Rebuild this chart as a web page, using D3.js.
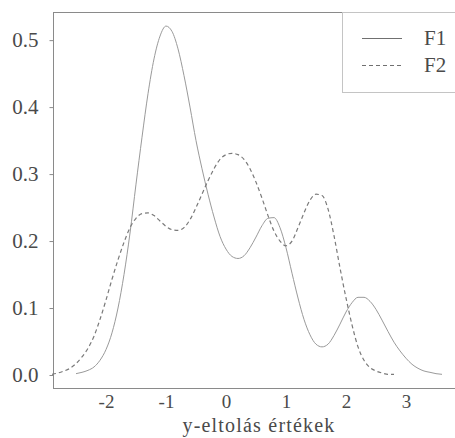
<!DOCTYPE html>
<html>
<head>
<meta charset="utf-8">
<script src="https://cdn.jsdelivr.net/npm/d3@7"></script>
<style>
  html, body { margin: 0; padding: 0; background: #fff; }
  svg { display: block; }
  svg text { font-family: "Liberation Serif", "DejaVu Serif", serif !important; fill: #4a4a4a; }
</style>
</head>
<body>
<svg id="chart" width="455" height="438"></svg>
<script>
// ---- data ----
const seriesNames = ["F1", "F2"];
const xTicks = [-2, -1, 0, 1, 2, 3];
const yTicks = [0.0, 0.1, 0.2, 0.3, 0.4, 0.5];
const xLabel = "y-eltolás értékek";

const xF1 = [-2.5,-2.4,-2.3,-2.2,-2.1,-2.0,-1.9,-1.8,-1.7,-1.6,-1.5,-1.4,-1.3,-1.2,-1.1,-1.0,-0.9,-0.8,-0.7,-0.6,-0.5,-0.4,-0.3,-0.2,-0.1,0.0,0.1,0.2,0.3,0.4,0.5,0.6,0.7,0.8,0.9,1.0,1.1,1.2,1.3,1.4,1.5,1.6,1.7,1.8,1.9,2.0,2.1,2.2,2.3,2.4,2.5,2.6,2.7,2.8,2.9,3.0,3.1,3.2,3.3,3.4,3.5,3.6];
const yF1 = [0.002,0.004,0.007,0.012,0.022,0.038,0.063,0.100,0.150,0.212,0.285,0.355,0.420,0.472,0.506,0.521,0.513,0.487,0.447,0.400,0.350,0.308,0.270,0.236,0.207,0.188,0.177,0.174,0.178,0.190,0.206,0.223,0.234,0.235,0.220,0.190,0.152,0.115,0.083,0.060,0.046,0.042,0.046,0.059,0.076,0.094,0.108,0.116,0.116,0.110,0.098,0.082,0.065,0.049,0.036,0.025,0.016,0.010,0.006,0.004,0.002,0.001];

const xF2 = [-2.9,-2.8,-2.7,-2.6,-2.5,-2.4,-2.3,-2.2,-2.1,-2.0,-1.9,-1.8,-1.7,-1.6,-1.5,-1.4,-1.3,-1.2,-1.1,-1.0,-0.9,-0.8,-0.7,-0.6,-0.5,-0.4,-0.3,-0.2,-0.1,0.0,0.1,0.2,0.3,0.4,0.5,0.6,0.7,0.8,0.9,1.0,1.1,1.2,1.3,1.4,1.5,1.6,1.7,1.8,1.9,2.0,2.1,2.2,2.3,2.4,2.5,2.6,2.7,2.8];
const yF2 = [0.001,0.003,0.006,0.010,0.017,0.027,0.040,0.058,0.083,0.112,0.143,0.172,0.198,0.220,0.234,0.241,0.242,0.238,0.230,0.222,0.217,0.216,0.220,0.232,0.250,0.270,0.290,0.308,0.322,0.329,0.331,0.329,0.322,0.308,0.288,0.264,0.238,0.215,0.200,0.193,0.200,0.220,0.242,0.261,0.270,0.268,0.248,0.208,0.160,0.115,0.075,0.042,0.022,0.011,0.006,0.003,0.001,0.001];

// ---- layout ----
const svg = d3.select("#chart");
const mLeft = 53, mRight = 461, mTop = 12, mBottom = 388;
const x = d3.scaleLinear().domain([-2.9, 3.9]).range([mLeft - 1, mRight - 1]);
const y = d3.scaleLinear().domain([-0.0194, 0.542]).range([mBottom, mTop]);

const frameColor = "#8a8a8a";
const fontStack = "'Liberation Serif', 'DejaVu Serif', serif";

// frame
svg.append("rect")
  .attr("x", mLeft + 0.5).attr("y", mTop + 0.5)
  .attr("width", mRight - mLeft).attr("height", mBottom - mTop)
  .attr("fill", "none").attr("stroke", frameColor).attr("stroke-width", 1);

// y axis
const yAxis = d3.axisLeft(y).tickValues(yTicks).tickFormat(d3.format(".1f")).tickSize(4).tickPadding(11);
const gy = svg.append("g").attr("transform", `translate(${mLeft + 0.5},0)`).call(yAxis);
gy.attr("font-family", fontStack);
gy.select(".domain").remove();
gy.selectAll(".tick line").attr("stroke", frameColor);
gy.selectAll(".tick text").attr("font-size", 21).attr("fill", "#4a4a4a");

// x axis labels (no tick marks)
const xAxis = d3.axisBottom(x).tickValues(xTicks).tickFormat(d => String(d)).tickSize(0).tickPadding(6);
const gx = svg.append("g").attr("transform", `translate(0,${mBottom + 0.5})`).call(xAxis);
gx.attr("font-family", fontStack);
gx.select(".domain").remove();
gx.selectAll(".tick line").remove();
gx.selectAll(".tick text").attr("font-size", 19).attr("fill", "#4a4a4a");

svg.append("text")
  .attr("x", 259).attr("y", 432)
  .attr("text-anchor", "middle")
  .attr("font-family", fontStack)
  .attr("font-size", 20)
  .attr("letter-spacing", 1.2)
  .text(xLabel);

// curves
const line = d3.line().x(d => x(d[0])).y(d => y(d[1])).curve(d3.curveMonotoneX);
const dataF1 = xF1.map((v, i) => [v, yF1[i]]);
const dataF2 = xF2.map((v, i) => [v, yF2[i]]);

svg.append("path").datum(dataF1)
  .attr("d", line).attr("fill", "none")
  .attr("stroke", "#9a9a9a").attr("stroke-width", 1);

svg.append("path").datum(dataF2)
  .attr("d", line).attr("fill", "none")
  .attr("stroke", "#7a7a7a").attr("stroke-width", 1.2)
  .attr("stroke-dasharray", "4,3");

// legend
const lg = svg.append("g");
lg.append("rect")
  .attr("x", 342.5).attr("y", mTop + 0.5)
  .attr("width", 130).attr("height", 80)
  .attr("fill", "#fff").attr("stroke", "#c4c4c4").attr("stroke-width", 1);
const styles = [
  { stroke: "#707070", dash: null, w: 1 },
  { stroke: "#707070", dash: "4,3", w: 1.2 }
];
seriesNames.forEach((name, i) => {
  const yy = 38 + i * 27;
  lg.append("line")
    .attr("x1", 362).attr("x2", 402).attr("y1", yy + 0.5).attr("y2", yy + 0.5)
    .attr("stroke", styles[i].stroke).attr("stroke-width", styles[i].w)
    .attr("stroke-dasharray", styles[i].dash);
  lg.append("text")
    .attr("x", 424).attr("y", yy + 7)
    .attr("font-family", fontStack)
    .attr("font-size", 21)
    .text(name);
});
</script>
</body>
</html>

> _REQUIREMENT_: Reproduce the whole listing word for word, setting aside any pictures.

> _RESPONSE_:
Rebuild this chart as a web page, using D3.js.
<!DOCTYPE html>
<html>
<head>
<meta charset="utf-8">
<script src="https://cdn.jsdelivr.net/npm/d3@7"></script>
<style>
  html, body { margin: 0; padding: 0; background: #fff; }
  svg { display: block; }
  svg text { font-family: "Liberation Serif", "DejaVu Serif", serif !important; fill: #4a4a4a; }
</style>
</head>
<body>
<svg id="chart" width="455" height="438"></svg>
<script>
// ---- data ----
const seriesNames = ["F1", "F2"];
const xTicks = [-2, -1, 0, 1, 2, 3];
const yTicks = [0.0, 0.1, 0.2, 0.3, 0.4, 0.5];
const xLabel = "y-eltolás értékek";

const xF1 = [-2.5,-2.4,-2.3,-2.2,-2.1,-2.0,-1.9,-1.8,-1.7,-1.6,-1.5,-1.4,-1.3,-1.2,-1.1,-1.0,-0.9,-0.8,-0.7,-0.6,-0.5,-0.4,-0.3,-0.2,-0.1,0.0,0.1,0.2,0.3,0.4,0.5,0.6,0.7,0.8,0.9,1.0,1.1,1.2,1.3,1.4,1.5,1.6,1.7,1.8,1.9,2.0,2.1,2.2,2.3,2.4,2.5,2.6,2.7,2.8,2.9,3.0,3.1,3.2,3.3,3.4,3.5,3.6];
const yF1 = [0.002,0.004,0.007,0.012,0.022,0.038,0.063,0.100,0.150,0.212,0.285,0.355,0.420,0.472,0.506,0.521,0.513,0.487,0.447,0.400,0.350,0.308,0.270,0.236,0.207,0.188,0.177,0.174,0.178,0.190,0.206,0.223,0.234,0.235,0.220,0.190,0.152,0.115,0.083,0.060,0.046,0.042,0.046,0.059,0.076,0.094,0.108,0.116,0.116,0.110,0.098,0.082,0.065,0.049,0.036,0.025,0.016,0.010,0.006,0.004,0.002,0.001];

const xF2 = [-2.9,-2.8,-2.7,-2.6,-2.5,-2.4,-2.3,-2.2,-2.1,-2.0,-1.9,-1.8,-1.7,-1.6,-1.5,-1.4,-1.3,-1.2,-1.1,-1.0,-0.9,-0.8,-0.7,-0.6,-0.5,-0.4,-0.3,-0.2,-0.1,0.0,0.1,0.2,0.3,0.4,0.5,0.6,0.7,0.8,0.9,1.0,1.1,1.2,1.3,1.4,1.5,1.6,1.7,1.8,1.9,2.0,2.1,2.2,2.3,2.4,2.5,2.6,2.7,2.8];
const yF2 = [0.001,0.003,0.006,0.010,0.017,0.027,0.040,0.058,0.083,0.112,0.143,0.172,0.198,0.220,0.234,0.241,0.242,0.238,0.230,0.222,0.217,0.216,0.220,0.232,0.250,0.270,0.290,0.308,0.322,0.329,0.331,0.329,0.322,0.308,0.288,0.264,0.238,0.215,0.200,0.193,0.200,0.220,0.242,0.261,0.270,0.268,0.248,0.208,0.160,0.115,0.075,0.042,0.022,0.011,0.006,0.003,0.001,0.001];

// ---- layout ----
const svg = d3.select("#chart");
const mLeft = 53, mRight = 461, mTop = 12, mBottom = 388;
const x = d3.scaleLinear().domain([-2.9, 3.9]).range([mLeft - 1, mRight - 1]);
const y = d3.scaleLinear().domain([-0.0194, 0.542]).range([mBottom, mTop]);

const frameColor = "#8a8a8a";
const fontStack = "'Liberation Serif', 'DejaVu Serif', serif";

// frame
svg.append("rect")
  .attr("x", mLeft + 0.5).attr("y", mTop + 0.5)
  .attr("width", mRight - mLeft).attr("height", mBottom - mTop)
  .attr("fill", "none").attr("stroke", frameColor).attr("stroke-width", 1);

// y axis
const yAxis = d3.axisLeft(y).tickValues(yTicks).tickFormat(d3.format(".1f")).tickSize(4).tickPadding(11);
const gy = svg.append("g").attr("transform", `translate(${mLeft + 0.5},0)`).call(yAxis);
gy.attr("font-family", fontStack);
gy.select(".domain").remove();
gy.selectAll(".tick line").attr("stroke", frameColor);
gy.selectAll(".tick text").attr("font-size", 21).attr("fill", "#4a4a4a");

// x axis labels (no tick marks)
const xAxis = d3.axisBottom(x).tickValues(xTicks).tickFormat(d => String(d)).tickSize(0).tickPadding(6);
const gx = svg.append("g").attr("transform", `translate(0,${mBottom + 0.5})`).call(xAxis);
gx.attr("font-family", fontStack);
gx.select(".domain").remove();
gx.selectAll(".tick line").remove();
gx.selectAll(".tick text").attr("font-size", 19).attr("fill", "#4a4a4a");

svg.append("text")
  .attr("x", 259).attr("y", 432)
  .attr("text-anchor", "middle")
  .attr("font-family", fontStack)
  .attr("font-size", 20)
  .attr("letter-spacing", 1.2)
  .text(xLabel);

// curves
const line = d3.line().x(d => x(d[0])).y(d => y(d[1])).curve(d3.curveMonotoneX);
const dataF1 = xF1.map((v, i) => [v, yF1[i]]);
const dataF2 = xF2.map((v, i) => [v, yF2[i]]);

svg.append("path").datum(dataF1)
  .attr("d", line).attr("fill", "none")
  .attr("stroke", "#9a9a9a").attr("stroke-width", 1);

svg.append("path").datum(dataF2)
  .attr("d", line).attr("fill", "none")
  .attr("stroke", "#7a7a7a").attr("stroke-width", 1.2)
  .attr("stroke-dasharray", "4,3");

// legend
const lg = svg.append("g");
lg.append("rect")
  .attr("x", 342.5).attr("y", mTop + 0.5)
  .attr("width", 130).attr("height", 80)
  .attr("fill", "#fff").attr("stroke", "#c4c4c4").attr("stroke-width", 1);
const styles = [
  { stroke: "#707070", dash: null, w: 1 },
  { stroke: "#707070", dash: "4,3", w: 1.2 }
];
seriesNames.forEach((name, i) => {
  const yy = 38 + i * 27;
  lg.append("line")
    .attr("x1", 362).attr("x2", 402).attr("y1", yy + 0.5).attr("y2", yy + 0.5)
    .attr("stroke", styles[i].stroke).attr("stroke-width", styles[i].w)
    .attr("stroke-dasharray", styles[i].dash);
  lg.append("text")
    .attr("x", 424).attr("y", yy + 7)
    .attr("font-family", fontStack)
    .attr("font-size", 21)
    .text(name);
});
</script>
</body>
</html>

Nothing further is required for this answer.